- GOAL OF THE EXERCISE
Print exactly the lines from the first one down to the line that contains "const yTicks = [0, 100, 200, 300, 400];", both included, and skip the pictures.

- MATERIAL

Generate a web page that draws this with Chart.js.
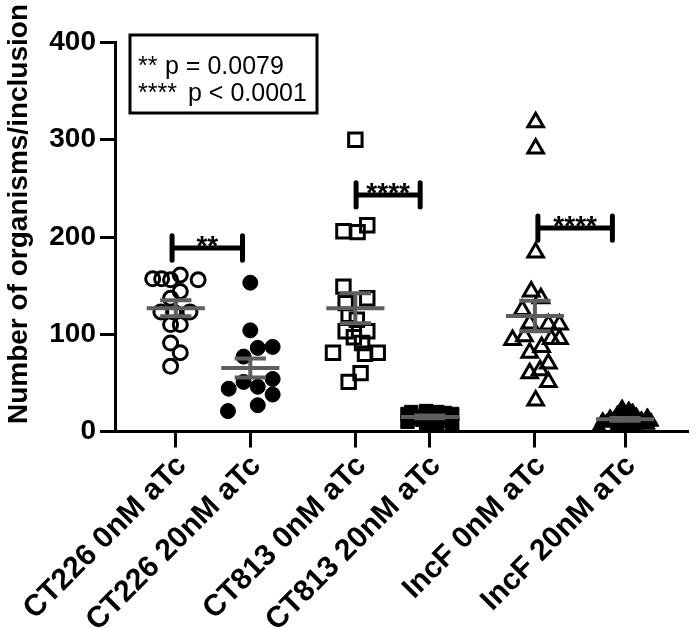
<!DOCTYPE html>
<html><head><meta charset="utf-8">
<script src="https://cdn.jsdelivr.net/npm/chart.js@4.4.0/dist/chart.umd.min.js"></script>
<style>html,body{margin:0;padding:0;background:#fff}#wrap{width:700px;height:628px;position:relative}</style>
</head><body><div id="wrap"><canvas id="c"></canvas></div>
<script>
// ---- data ----
const categories = ['CT226 0nM aTc', 'CT226 20nM aTc', 'CT813 0nM aTc', 'CT813 20nM aTc', 'IncF 0nM aTc', 'IncF 20nM aTc'];
const categoryPositions = [0, 1, 2.41, 3.41, 4.82, 6.03];
const yTicks = [0, 100, 200, 300, 400];

const ct226_0nM = [157, 157, 156, 161, 156, 144, 137, 123, 123, 123, 110, 110, 91, 81, 67];
const ct226_0nM_jitter = [-0.31, -0.19, -0.07, 0.06, 0.30, 0.06, -0.07, -0.20, -0.03, 0.19, -0.07, 0.06, -0.07, 0.06, -0.07];
const ct226_20nM = [153, 104, 86, 87, 77, 51, 46, 54, 44, 38, 27, 21];
const ct226_20nM_jitter = [0, 0, 0.10, 0.30, -0.09, -0.09, 0.10, 0.30, -0.29, 0.30, 0.10, -0.30];
const ct813_0nM = [300, 206, 205, 212, 149, 137, 132, 120, 115, 103, 103, 97, 91, 81, 81, 80, 60, 51];
const ct813_0nM_jitter = [0, -0.16, 0.03, 0.16, -0.16, 0.16, -0.13, -0.09, 0.02, -0.13, 0.16, -0.02, 0.09, -0.30, 0.30, 0.13, 0.07, -0.09];
const ct813_20nM = [21, 20, 20, 19, 18, 18, 17, 16, 16, 15, 14, 13, 12, 11, 10, 8, 6, 3];
const ct813_20nM_jitter = [-0.05, 0.10, -0.25, 0.20, 0.30, -0.30, 0, -0.15, 0.15, 0.25, -0.20, 0.05, -0.10, 0.20, -0.30, 0.30, 0.10, -0.05];
const incF_0nM = [318, 291, 184, 144, 137, 125, 111, 110, 110, 94, 98, 95, 95, 87, 81, 70, 60, 63, 51, 32];
const incF_0nM_jitter = [0.01, 0.01, 0.01, -0.05, 0.08, -0.17, -0.07, 0.18, 0.33, -0.30, -0.14, 0.22, 0.33, 0.09, -0.07, 0.18, -0.07, 0.07, 0.18, 0.01];
const incF_20nM = [24, 22, 20, 18, 16, 15, 14, 13, 12, 12, 11, 10, 10, 9, 8, 7, 6, 5, 4, 2];
const incF_20nM_jitter = [-0.04, 0.05, 0.10, -0.10, 0.15, 0.30, -0.20, 0.0, -0.15, 0.22, -0.30, 0.35, 0.20, -0.25, 0.05, 0.30, -0.10, 0.15, -0.35, 0.0];

const groupMeans = [126.7, 65.3, 126.7, 15, 118.8, 12.5];
const groupSEM = [8.3, 9.8, 15.5, 1.5, 15.6, 1.5];

const bracketFrom = [-0.05, 2.42, 4.86];
const bracketTo = [0.895, 3.28, 5.86];
const bracketLevel = [188.7, 243.3, 209.2];
const bracketLabels = ['**', '****', '****'];

const pValueStars = ['**', '****'];
const pValueTexts = ['p = 0.0079', 'p < 0.0001'];
const yTitle = 'Number of organisms/inclusion';

// ---- build ----
const FAMILY = '"Liberation Sans", Arial, sans-serif';
function pts(vals, jit, gi) {
  return vals.map((v, i) => ({x: categoryPositions[gi] + jit[i], y: v}));
}
const groups = [
  {vals: ct226_0nM, jit: ct226_0nM_jitter, style: 'circle', r: 7, fill: false},
  {vals: ct226_20nM, jit: ct226_20nM_jitter, style: 'circle', r: 7.5, fill: true},
  {vals: ct813_0nM, jit: ct813_0nM_jitter, style: 'rect', r: 9.5, fill: false},
  {vals: ct813_20nM, jit: ct813_20nM_jitter, style: 'rect', r: 9.5, fill: true},
  {vals: incF_0nM, jit: incF_0nM_jitter, style: 'triangle', r: 9, fill: false},
  {vals: incF_20nM, jit: incF_20nM_jitter, style: 'triangle', r: 9, fill: true},
];
const datasets = [];
const meanPts = [];
groupMeans.forEach((m, i) => {
  const x = categoryPositions[i], s = groupSEM[i];
  const hw = 0.39, cw = 0.21;
  meanPts.push({x: x - hw, y: m}, {x: x + hw, y: m}, {x: x, y: null});
  meanPts.push({x: x, y: m - s}, {x: x, y: m + s}, {x: x, y: null});
  meanPts.push({x: x - cw, y: m + s}, {x: x + cw, y: m + s}, {x: x, y: null});
  meanPts.push({x: x - cw, y: m - s}, {x: x + cw, y: m - s}, {x: x, y: null});
});
datasets.push({label: 'mean', data: meanPts, showLine: true, spanGaps: false, borderColor: '#5e5e5e', borderWidth: 4, pointRadius: 0, order: 0});
const brPts = [];
const cap = 12.5;
bracketLevel.forEach((L, i) => {
  const f = bracketFrom[i], t = bracketTo[i];
  brPts.push({x: f, y: L - cap}, {x: f, y: L + cap}, {x: f, y: null});
  brPts.push({x: f, y: L}, {x: t, y: L}, {x: t, y: null});
  brPts.push({x: t, y: L - cap}, {x: t, y: L + cap}, {x: t, y: null});
});
datasets.push({label: 'brackets', data: brPts, showLine: true, spanGaps: false, borderColor: '#000', borderWidth: 5, borderCapStyle: 'round', pointRadius: 0, order: 0});
groups.forEach((g, gi) => {
  datasets.push({
    label: categories[gi], data: pts(g.vals, g.jit, gi), showLine: false,
    pointStyle: g.style, pointRadius: g.r, pointHoverRadius: g.r,
    pointBorderWidth: g.fill ? 1 : 3, pointBorderColor: '#000',
    pointBackgroundColor: g.fill ? '#000' : 'rgba(0,0,0,0)', order: 1
  });
});

const annot = {
  id: 'annot',
  afterDraw(chart) {
    const ctx = chart.ctx, xs = chart.scales.x, ys = chart.scales.y;
    ctx.save();
    ctx.fillStyle = '#000';
    // y title
    ctx.save();
    ctx.translate(27, 214);
    ctx.rotate(-Math.PI / 2);
    ctx.font = 'bold 28px ' + FAMILY;
    ctx.textAlign = 'center';
    ctx.textBaseline = 'alphabetic';
    ctx.fillText(yTitle, 0, 0);
    ctx.restore();
    // bracket labels
    ctx.font = 'bold 28px ' + FAMILY;
    ctx.textAlign = 'center';
    ctx.textBaseline = 'alphabetic';
    bracketLabels.forEach((lab, i) => {
      const cx = xs.getPixelForValue((bracketFrom[i] + bracketTo[i]) / 2);
      const cy = ys.getPixelForValue(bracketLevel[i]);
      ctx.fillText(lab, cx, cy + 7);
    });
    // p-value box
    ctx.lineWidth = 3;
    ctx.strokeStyle = '#000';
    ctx.strokeRect(130, 35, 187, 78);
    ctx.font = '25px ' + FAMILY;
    ctx.textAlign = 'left';
    ctx.fillText(pValueStars[0], 138, 74);
    ctx.fillText(pValueTexts[0], 165, 74);
    ctx.fillText(pValueStars[1], 138, 101);
    ctx.fillText(pValueTexts[1], 188, 101);
    ctx.restore();
  }
};

new Chart(document.getElementById('c'), {
  type: 'scatter',
  data: {datasets},
  plugins: [annot],
  options: {
    responsive: true, maintainAspectRatio: false, animation: false,
    layout: {padding: {top: 42.5, right: 1, bottom: 0, left: 0}},
    plugins: {legend: {display: false}, tooltip: {enabled: false}},
    scales: {
      x: {
        type: 'linear', min: -0.816, max: 6.868,
        afterBuildTicks: (s) => { s.ticks = categoryPositions.map(v => ({value: v})); },
        afterFit: (s) => { s.height = 196.5; s.paddingLeft = 0; s.paddingRight = 0; },
        ticks: {
          autoSkip: false, maxRotation: 45, minRotation: 45, padding: 1, labelOffset: 6,
          color: '#000', font: {family: FAMILY, size: 30, weight: 'bold'},
          callback: (v, i) => categories[i]
        },
        grid: {display: true, drawOnChartArea: false, drawTicks: true, tickLength: 16, lineWidth: 3, color: '#000'},
        border: {display: true, width: 3, color: '#000'}
      },
      y: {
        type: 'linear', min: 0, max: 400,
        afterBuildTicks: (s) => { s.ticks = yTicks.map(v => ({value: v})); },
        afterFit: (s) => { s.width = 115; s.paddingTop = 0; s.paddingBottom = 0; },
        ticks: {padding: 4, color: '#000', font: {family: FAMILY, size: 28, weight: 'bold'}},
        grid: {display: true, drawOnChartArea: false, drawTicks: true, tickLength: 15, lineWidth: 3, color: '#000'},
        border: {display: true, width: 3, color: '#000'}
      }
    }
  }
});
</script>
</body></html>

- ANSWER TO THIS TASK
Generate a web page that draws this with Chart.js.
<!DOCTYPE html>
<html><head><meta charset="utf-8">
<script src="https://cdn.jsdelivr.net/npm/chart.js@4.4.0/dist/chart.umd.min.js"></script>
<style>html,body{margin:0;padding:0;background:#fff}#wrap{width:700px;height:628px;position:relative}</style>
</head><body><div id="wrap"><canvas id="c"></canvas></div>
<script>
// ---- data ----
const categories = ['CT226 0nM aTc', 'CT226 20nM aTc', 'CT813 0nM aTc', 'CT813 20nM aTc', 'IncF 0nM aTc', 'IncF 20nM aTc'];
const categoryPositions = [0, 1, 2.41, 3.41, 4.82, 6.03];
const yTicks = [0, 100, 200, 300, 400];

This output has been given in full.